Why does it seem like every adjustment that is ever made to weather records is in support of AGW. I understand errors can be made and improved methodology over time can allow scientists to achieve a more accurate result but it simply beggars belief that correction of every single error in historical measurements shows a stronger warming trend or lower rainfall.
You can’t help but see this occurring and hake your head in disbelief.

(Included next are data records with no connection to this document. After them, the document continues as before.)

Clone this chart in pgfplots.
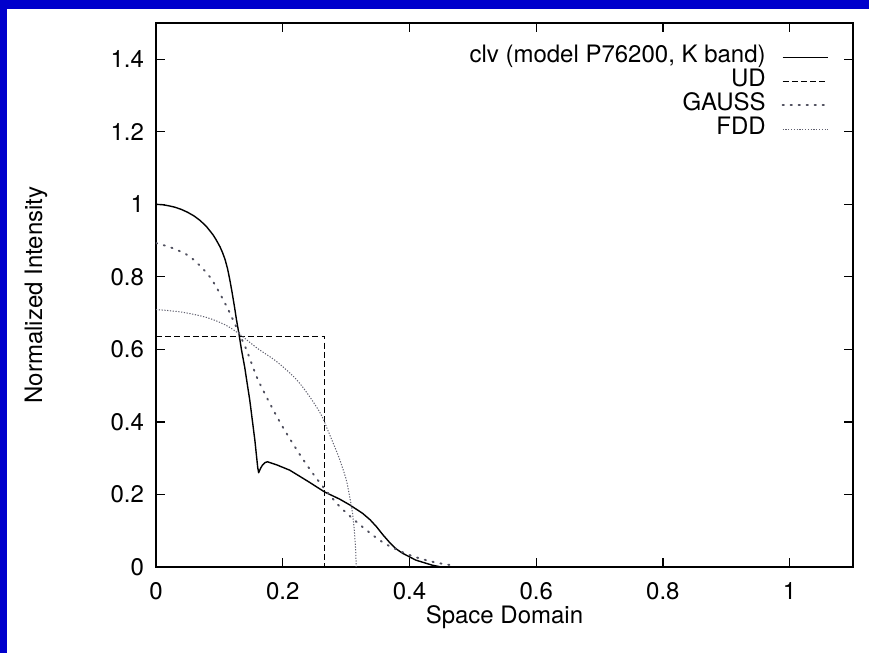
\documentclass[border=0pt]{standalone}
\usepackage{fontspec}
\setmainfont{TeX Gyre Heros}
\usepackage{pgfplots}
\pgfplotsset{compat=1.18}
\definecolor{bgblue}{RGB}{0,0,204}
\definecolor{gcol}{RGB}{80,80,95}
\definecolor{fcol}{RGB}{95,95,110}
\begin{document}
\begin{tikzpicture}
\fill[bgblue] (-78pt,-43pt) rectangle (356.5pt,283.5pt);
\fill[white] (-74.5pt,-43pt) rectangle (356.5pt,279pt);
\begin{axis}[
 scale only axis, width=348.5pt, height=272pt,
 xmin=0, xmax=1.1, ymin=0, ymax=1.5,
 xtick={0,0.2,0.4,0.6,0.8,1},
 ytick={0,0.2,0.4,0.6,0.8,1,1.2,1.4},
 tick align=inside, major tick length=4.5pt,
 axis line style={line width=0.8pt},
 every tick/.style={black, line width=0.6pt},
 /pgf/number format/assume math mode=true,
 tick label style={font=\fontsize{12}{14}\selectfont},
 xticklabel style={yshift=-4pt},
 yticklabel style={xshift=-2.5pt},
 xlabel={Space Domain}, ylabel={Normalized Intensity},
 label style={font=\fontsize{12}{14}\selectfont},
 xlabel style={at={(axis description cs:0.5,-0.0919)}, anchor=center},
 ylabel style={at={(axis description cs:-0.1722,0.5)}, anchor=center},
 legend cell align=right, legend plot pos=right,
 legend style={at={(axis description cs:1,1)}, anchor=north east, xshift=-12pt, yshift=-11pt,
   draw=none, fill=none, inner sep=0pt, row sep=0pt, column sep=8pt,
   font=\fontsize{12}{14}\selectfont,
   nodes={text height=8.6pt, text depth=3.4pt, inner sep=0pt}},
 legend image code/.code={\draw[#1] (0pt,0pt) -- (22.5pt,0pt);},
]
% clv
\addplot[black, line width=0.7pt, line join=round] coordinates {
(0,1.0) (0.01,0.999) (0.02,0.996) (0.03,0.992) (0.04,0.986) (0.05,0.978)
(0.06,0.968) (0.07,0.955) (0.08,0.938) (0.09,0.916) (0.095,0.902) (0.101,0.883)
(0.105,0.867) (0.109,0.848) (0.113,0.822) (0.1165,0.792) (0.12,0.758)
(0.124,0.716) (0.127,0.682) (0.131,0.642) (0.135,0.598)
(0.14,0.551) (0.144,0.505) (0.148,0.46) (0.152,0.405) (0.156,0.35) (0.159,0.3) (0.1605,0.275) (0.162,0.26)
(0.165,0.272) (0.168,0.281) (0.172,0.288) (0.176,0.29) (0.19,0.282) (0.211,0.267) (0.24,0.236)
(0.266,0.207) (0.29,0.187) (0.306,0.171) (0.326,0.148) (0.338,0.13) (0.348,0.111) (0.358,0.089)
(0.369,0.067) (0.379,0.05) (0.389,0.038) (0.41,0.019) (0.436,0.005) (0.45,0.0)};
\addlegendentry{clv (model P76200, K band)}
% UD
\addplot[black, line width=0.6pt, dash pattern=on 3pt off 1.6pt] coordinates {
(0,0.636) (0.266,0.636) (0.266,0)};
\addlegendentry{UD}
% GAUSS
\addplot[gcol, line width=0.95pt, line cap=round, dash pattern=on 0.6pt off 3.4pt, smooth, tension=0.5] coordinates {
(0,0.893) (0.025,0.88) (0.054,0.855) (0.085,0.80) (0.109,0.727) (0.124,0.672)
(0.131,0.645) (0.143,0.598) (0.16,0.52) (0.18,0.45) (0.2,0.386) (0.227,0.31)
(0.253,0.245) (0.285,0.176) (0.316,0.125) (0.358,0.068) (0.4,0.033)
(0.44,0.013) (0.47,0.004)};
\addlegendentry{GAUSS}
% FDD
\addplot[fcol, line width=0.5pt, dash pattern=on 0.6pt off 0.8pt, smooth, tension=0.5] coordinates {
(0,0.71) (0.04,0.703) (0.08,0.688) (0.11,0.667) (0.131,0.643) (0.16,0.603)
(0.19,0.567) (0.22,0.52) (0.24,0.476) (0.26,0.422) (0.27,0.382) (0.28,0.34)
(0.29,0.296) (0.30,0.242) (0.305,0.2) (0.31,0.15) (0.313,0.1) (0.315,0.05) (0.316,0)};
\addlegendentry{FDD}
\end{axis}
\end{tikzpicture}
\end{document}
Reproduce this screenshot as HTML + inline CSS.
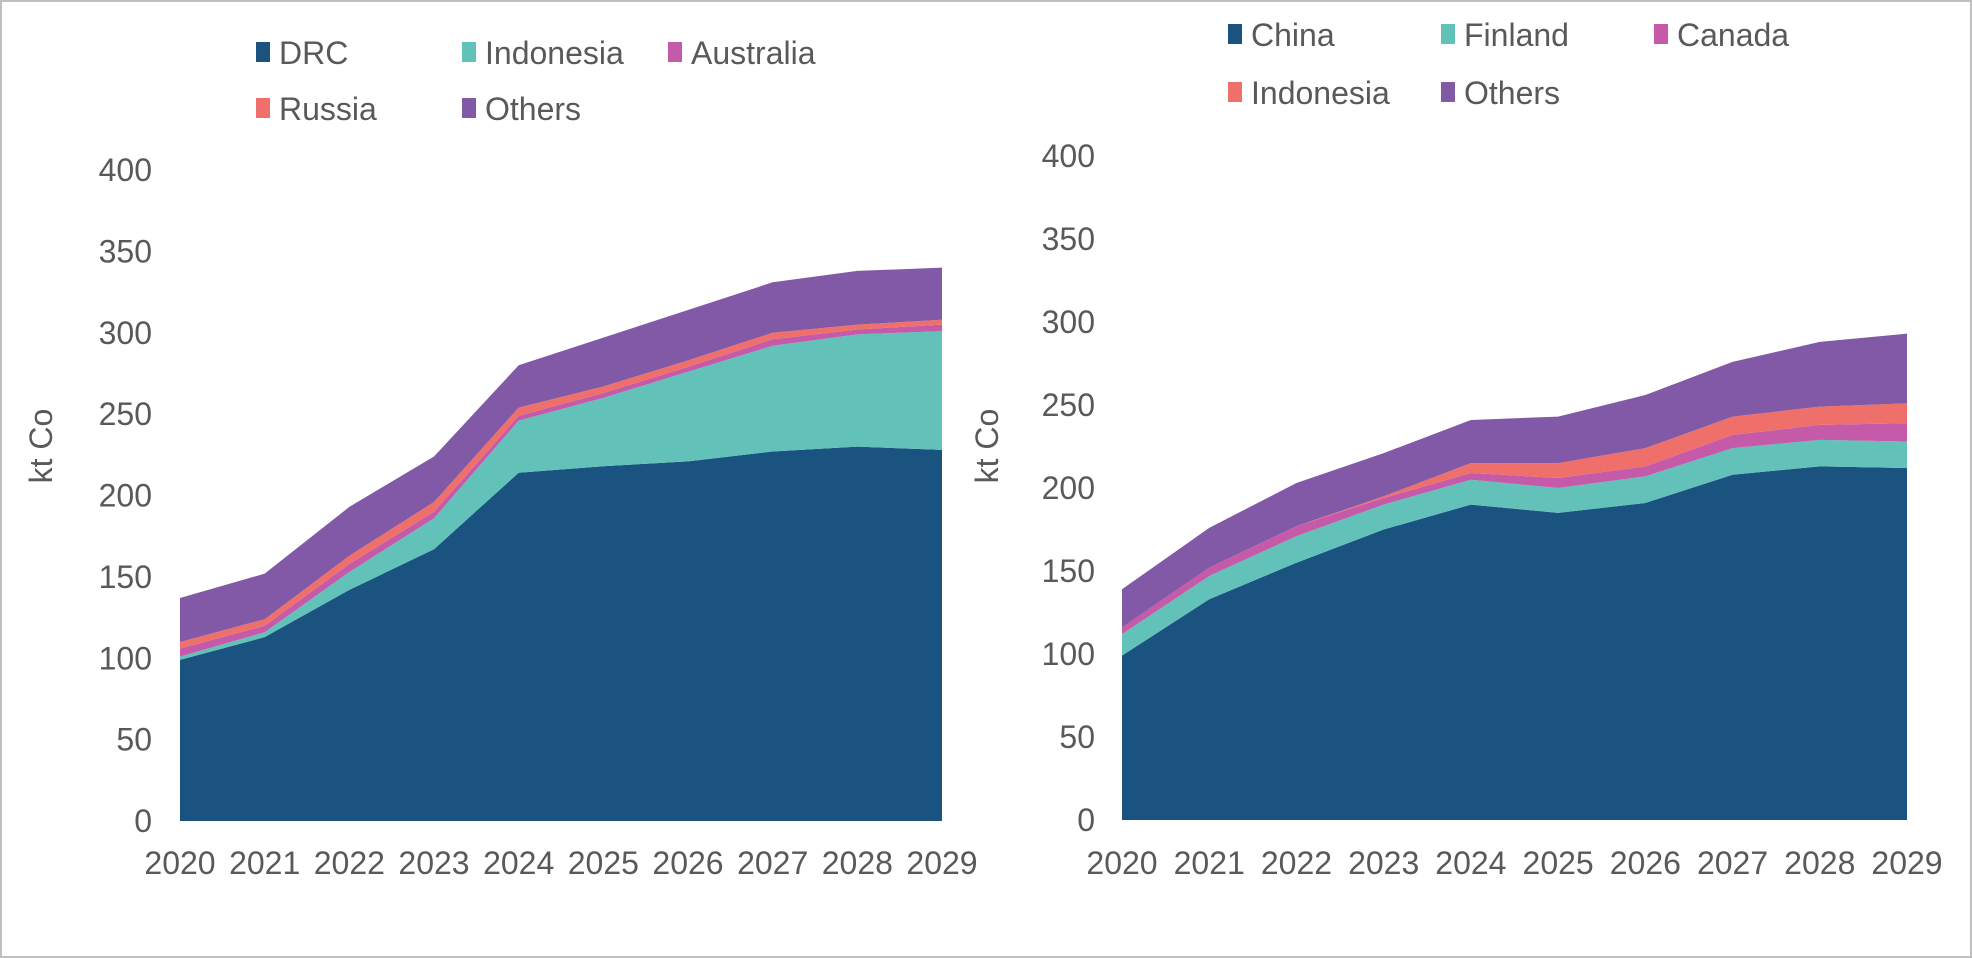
<!DOCTYPE html>
<html><head><meta charset="utf-8"><style>
html,body{margin:0;padding:0;background:#fff;}
svg{display:block;font-family:"Liberation Sans",sans-serif;}
text{fill:#595959;}
</style></head><body>
<svg id="c" width="1972" height="958">
<rect x="1" y="1" width="1970" height="956" fill="#fff" stroke="#bfbfbf" stroke-width="2"/>
</svg>
<script>
const years=["2020","2021","2022","2023","2024","2025","2026","2027","2028","2029"];
const yTicks=[0,50,100,150,200,250,300,350,400];
const leftNames=["DRC","Indonesia","Australia","Russia","Others"];
const leftDRC=[99,113,142,167,214,218,221,227,230,228];
const leftIndonesia=[2,3,11,19,32,42,55,65,69,73];
const leftAustralia=[5,4,5,4,3,3,3,4,3,4];
const leftRussia=[4,4,5,6,5,4,4,4,3,3];
const leftOthers=[27,28,30,28,26,30,31,31,33,32];
const rightNames=["China","Finland","Canada","Indonesia","Others"];
const rightChina=[99,133,155,175,190,185,191,208,213,212];
const rightFinland=[13,14,16,15,15,15,16,16,16,16];
const rightCanada=[4,5,6,4,4,6,6,8,9,11];
const rightIndonesia=[0,0,0,1,6,9,11,11,11,12];
const rightOthers=[23,24,26,26,26,28,32,33,39,42];
const colors=["#1a5380","#62c1b9","#c55aa8","#ef6f6a","#8159a6"];
const NS="http://www.w3.org/2000/svg";
const svg=document.getElementById('c');
function mk(t,a,p){const e=document.createElementNS(NS,t);for(const k in a)e.setAttribute(k,a[k]);(p||svg).appendChild(e);return e;}
function chart(id,cfg,series,names){
  const g=mk('g',{});
  
  
  const X=i=>cfg.x0+(cfg.x1-cfg.x0)*i/(years.length-1);
  const Y=v=>cfg.y0-(cfg.y0-cfg.y400)*v/400;
  let base=years.map(()=>0);
  series.forEach((s,si)=>{
    const top=base.map((b,i)=>b+s[i]);
    let d='M'+years.map((_,i)=>X(i)+','+Y(top[i])).join('L');
    for(let i=years.length-1;i>=0;i--)d+='L'+X(i)+','+Y(base[i]);
    const p=mk('path',{d:d+'Z',fill:colors[si]},g);
    
    
    base=top;
  });
  yTicks.forEach(v=>{const t=mk('text',{x:cfg.lx,y:Y(v)+11,'font-size':32,'text-anchor':'end'},g);t.textContent=v;
    
    });
  years.forEach((y,i)=>{const t=mk('text',{x:X(i),y:874,'font-size':32,'text-anchor':'middle'},g);t.textContent=y;
    
    });
  const yt=mk('text',{x:0,y:0,'font-size':32,'text-anchor':'middle',transform:`translate(${cfg.tx},446) rotate(-90)`},g);
  yt.textContent='kt Co';
  
  
  names.forEach((n,i)=>{const [lx,ly]=cfg.leg[i];
    const r=mk('rect',{x:lx,y:ly-11,width:14,height:20,fill:colors[i]},g);
    
    
    const t=mk('text',{x:lx+23,y:ly+11,'font-size':32},g);t.textContent=n;
    
    });
}
chart('left-chart',{x0:180,x1:942,y0:821,y400:170,lx:152,tx:52,
  leg:[[256,53],[462,53],[668,53],[256,109],[462,109]]},
  [leftDRC,leftIndonesia,leftAustralia,leftRussia,leftOthers],leftNames);
chart('right-chart',{x0:1122,x1:1907,y0:820,y400:156,lx:1095,tx:998,
  leg:[[1228,35],[1441,35],[1654,35],[1228,93],[1441,93]]},
  [rightChina,rightFinland,rightCanada,rightIndonesia,rightOthers],rightNames);
</script>
</body></html>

Do the people who make these adjustments have any comprehension of how bad they look?
I actually hope there turns out to be an innocent explanation for this particular adjustment because it looks terrible at face value.
So much so that it shreds the credibility of the bureau’s climate scientists.
If this ones true it makes me incredibly angry.
Have there been any recorded instances of ‘adjustments’ to the raw data which have led to an underestimate of the effect of AGW? To this naive mind, accidental errors should work equally in both directions.
I just wondered…. 🙂
Tim F says:
October 15, 2010 at 5:00 am
* some radical analysts decided to adjust the measurements to make climate change seem more dramatic. Probable
* some sloppy analysts made a mistake somewhere. In 194x. How difficult it is to read a rain gauge?
* instruments changed over the years, and they were adjusting the readings to reflect corrections. It’s a rain gauge for christ sake. How can you change a tube with a scale which you just read.
* The Murray-Darling Basin covers over 1,000,000 km^2. They might be using a different averaging algorithm to get a more accurate average for this extended area.
Average in maths is an average. You take all the rain gauge measurements, add them together and divide by the number of rain gauges.
How difficult can it get. And how does that change the data for 60 yrs ago.
It’s probably got to do with a very expensive desalination plant, renewed rainfall after the15 yr drought and an election in a few weeks time.
JJ
michael – I think it’s labelled “2010-2008 difference of yearly rainfall mm”. The second graph appears to me to be the difference between the 2008 data and the revised 2010 data. The “decrease in 900mm rainfall” mentioned appears to be the cumulative amount removed from the 2008 report to the 2010 report. Since (as was observed) most of that was after 1948, the average decrease is around 12-15mm/yr (1948-2008).
I agree with Tim F – while this does look like the alarmist’s standard M.O., there could be a relatively innocent explanation, and we just don’t have enough information right now to be sure.
“Why would you need to adjust rainfall?”
As far as I’m concerned, to tie it to AGW and then scare the public into accepting their leftist political solutions.
michael hammer says:
October 15, 2010 at 5:14 am
What you have missed is that that graph is the values by which the old readings have been altered.
I reckon they removed the rainfall to make the figures agree with their models’ hindcasts.
Looking at graphs I wonder if they might have possibly substituted the “temperature” chart inverted for the rainfall graph. Just a slip of the finger on the computer keys, simple mistake, could have happened to any one. Surely just an innocent error. Hmmm would make their projections fit the dogma better.
Just wondering,
Bill Derryberry
“Weren’t people sailing yachts on Lake Eyre last year?”
This year too. It’s almost full to the brim:
http://www.lakeeyreyc.com/Status/latest.html
This is like the Cascade snowpackl not dropping but increasing, but the various Climatologists in Washington and Oregon (for example, George Taylor) being
declared anathema, and sent into outer darkness by the State….
The “why” is pretty simple really.
The Greens are now in coalition with the Labor Party governing Australia.
The Greens want to return the Murray Darling river system to as it was prior 1788.
Farmers, (say the greens) take all the water from the system.
The government wants to take the water off the farmers and return it to the rivers.
The MDBA (Murray-Darling Basin Authority) report came out in the last day or so recommending the return of irrigation water back to the system.
BOM is just helping out the government in saying we are getting less rain so the farmers have to give back the water.
Farmers are in revolt.
There you are, simple !!
Scientists are also supposed to publish explanations when making changes in the underlying technique of publicly reported data. When that isn’t done, a public outcry is justified.
Someone left the lid off the jar and the data dog drank it?